Nach diesen Kämpfen zeigte sich die Stabilität des römischen Bundesgenossensystems, denn die von Pyrrhus erhoffte breite Unterstützung der italischen Völker gegen die Römer blieb auch nach diesem Sieg aus. Ein Friedensangebot Pyrrhus' wurde vom römischen Senat zurückgewiesen, da Rom sich mit Karthago verbündet hatte und eine karthagische Hilfsflotte in Ostia bei Rom landete. Die Karthager fürchteten, Pyrrhus könnte ihren Machtbereich auf Sizilien bedrohen, und unterstützten daher die Römer.
Sizilien
278 v. Chr. bis 275 v. Chr. eroberte Pyrrhus, herbeigerufen von Syrakus, daraufhin fast ganz Sizilien (bis auf das uneinnehmbare Lilybaeum) von den Karthagern, konnte sein Ziel der Errichtung eines Königtums über die Griechen in Sizilien und Unteritalien aber nicht verwirklichen, da die Poleis vielfach intern zerstritten waren und sich hinter seinem Rücken mit Karthago einigten, um nicht unter Pyrrhus' Herrschaft zu gelangen. Daraufhin kehrte er 275 v. Chr. auf das italische Festland zurück.
Beneventum
275 v. Chr. fand die letzte Schlacht zwischen Pyrrhus und den Römern unter Konsul Manius Curius Dentatus statt. Durch seinen Feldzug in Sizilien geschwächt, gelang es Pyrrhus nicht, einen Sieg über die Römer zu erringen. Der Kampf endete unentschieden, was einem römischen Sieg gleichkam.

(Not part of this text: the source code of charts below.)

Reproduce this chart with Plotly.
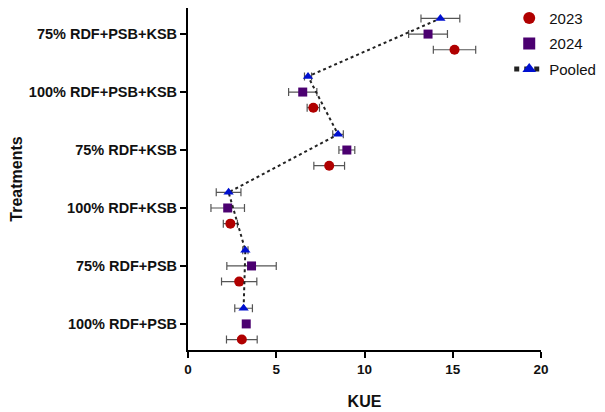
import plotly.graph_objects as go

treatments = ["100% RDF+PSB", "75% RDF+PSB", "100% RDF+KSB",
              "75% RDF+KSB", "100% RDF+PSB+KSB", "75% RDF+PSB+KSB"]

kue_2023 = [3.05, 2.9, 2.4, 8.0, 7.1, 15.1]
err_2023 = [0.87, 1.0, 0.4, 0.87, 0.35, 1.2]

kue_2024 = [3.3, 3.6, 2.25, 9.0, 6.5, 13.6]
err_2024 = [0.0, 1.4, 0.95, 0.45, 0.8, 1.1]

kue_pooled = [3.15, 3.25, 2.3, 8.5, 6.8, 14.3]
err_pooled = [0.5, 0.15, 0.7, 0.3, 0.2, 1.1]

x_ticks = [0, 5, 10, 15, 20]

pos = list(range(len(treatments)))
off = 0.27

FONT = "Liberation Sans, Arial, sans-serif"
ebar = lambda e: dict(type="data", array=e, color="#555555", thickness=1.2, width=4)

fig = go.Figure()
fig.add_trace(go.Scatter(
    x=kue_2023, y=[p - off for p in pos], mode="markers", name="2023", legendgroup="a",
    marker=dict(symbol="circle", size=10, color="#B00000"),
    error_x=ebar(err_2023)))
fig.add_trace(go.Scatter(
    x=kue_2024, y=pos, mode="markers", name="2024", legendgroup="b",
    marker=dict(symbol="square", size=9, color="#4B0070"),
    error_x=ebar(err_2024)))
fig.add_trace(go.Scatter(
    x=kue_pooled, y=[p + off for p in pos], mode="lines+markers", name="Pooled",
    legendgroup="c",
    marker=dict(symbol="triangle-up", size=9, color="#0010D0"),
    line=dict(color="#222222", width=2, dash="dot"),
    error_x=ebar(err_pooled)))

fig.update_layout(
    width=597, height=404,
    margin=dict(l=180, r=64, t=0, b=62, autoexpand=False),
    plot_bgcolor="white", paper_bgcolor="white",
    font=dict(family=FONT, color="#111111"),
    legend=dict(x=0.91, y=1.018, xanchor="left", yanchor="top",
                font=dict(size=15, family=FONT), bgcolor="rgba(0,0,0,0)",
                itemsizing="constant", tracegroupgap=3, itemwidth=30),
    showlegend=True,
)
fig.update_xaxes(
    range=[0, 20], tickvals=x_ticks, ticktext=[f"<b>{v}</b>" for v in x_ticks],
    showgrid=False, zeroline=False, showline=True, linecolor="black", linewidth=2,
    ticks="outside", ticklen=6, tickwidth=2, tickcolor="black",
    tickfont=dict(size=13.5, family=FONT), automargin=False, ticklabelstandoff=0,
    title=dict(text="<b>KUE</b>", font=dict(size=16, family=FONT), standoff=20),
)
fig.update_yaxes(
    range=[-0.45, 5.45], tickvals=pos, ticktext=[f"<b>{t}</b>" for t in treatments],
    showgrid=False, zeroline=False, showline=True, linecolor="black", linewidth=2,
    ticks="outside", ticklen=6, tickwidth=2, tickcolor="black",
    tickfont=dict(size=14.5, family=FONT), automargin=False,
    title=dict(text="<b>Treatments</b>", font=dict(size=16, family=FONT), standoff=6),
)

fig.write_html("out.html")
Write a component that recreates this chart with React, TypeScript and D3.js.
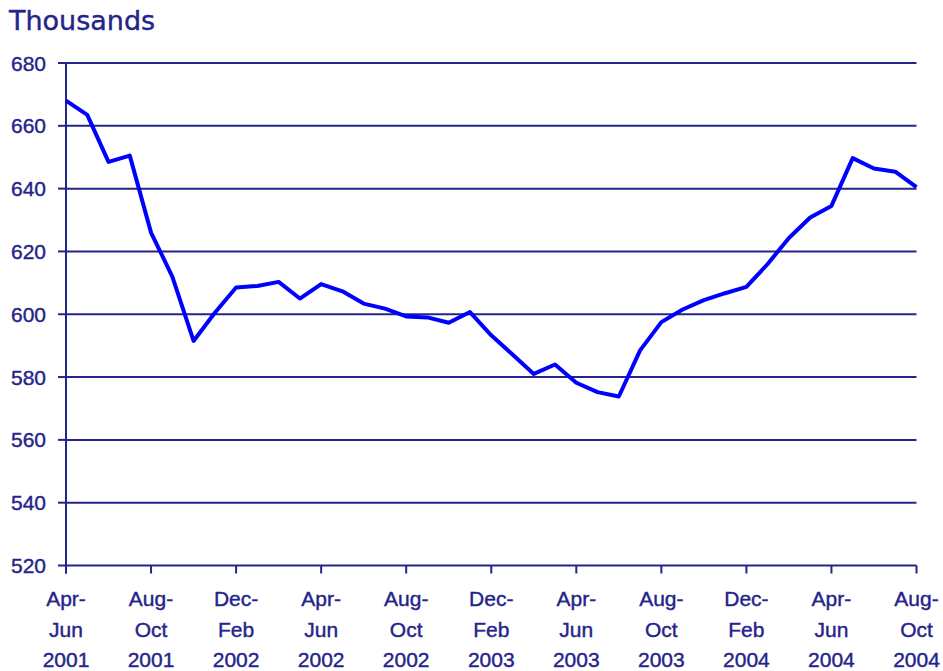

Wegen seiner hohen Verluste sah sich Pyrrhus nun gezwungen, nach Epirus zurückzukehren, woraufhin die Römer die mit ihm alliierten Samniten besiegten. In den folgenden drei Jahren eroberten die römischen Truppen Tarent und den Rest des griechischen Unteritalien.
Sprichwort
Neben der Tatsache, dass der Pyrrhische Krieg ein bedeutendes historisches Ereignis war und Roms Erwachen zur Großmacht symbolisierte, prägte er außerdem ein Sprichwort. Ein „Pyrrhussieg“ ist ein mit zu hohen Verlusten und Nachteilen erkaufter Sieg, der dem Sieger mehr schadet als nutzt. Pyrrhus, der im Verlauf seiner siegreichen Kämpfe gegen die Römer so viele Männer verloren hat, soll gesagt haben: „Noch so ein Sieg und ich bin verloren!“.
Literatur
- Christopher L. H. Barnes: Images and insults. Ancient historiography and the outbreak of the Tarentine War. Steiner, Stuttgart 2005.
- Gary Forsythe: A Critical History of Early Rome. From Prehistory to the First Punic War. Berkeley 2005, S. 349ff.
- Herbert Heftner: Der Aufstieg Roms. Vom Pyrrhoskrieg bis zum Fall von Karthago (280–146 v. Chr.). Pustet, Regensburg 1997, ISBN 3-7917-1563-1, hier S. 26–42.
- Werner Huß: Geschichte der Karthager. Beck, München 1985, hier S. 207–215.
- Patrick Alan Kent: A History of the Pyrrhic War. Routledge, London 2019, ISBN 978-1138543829.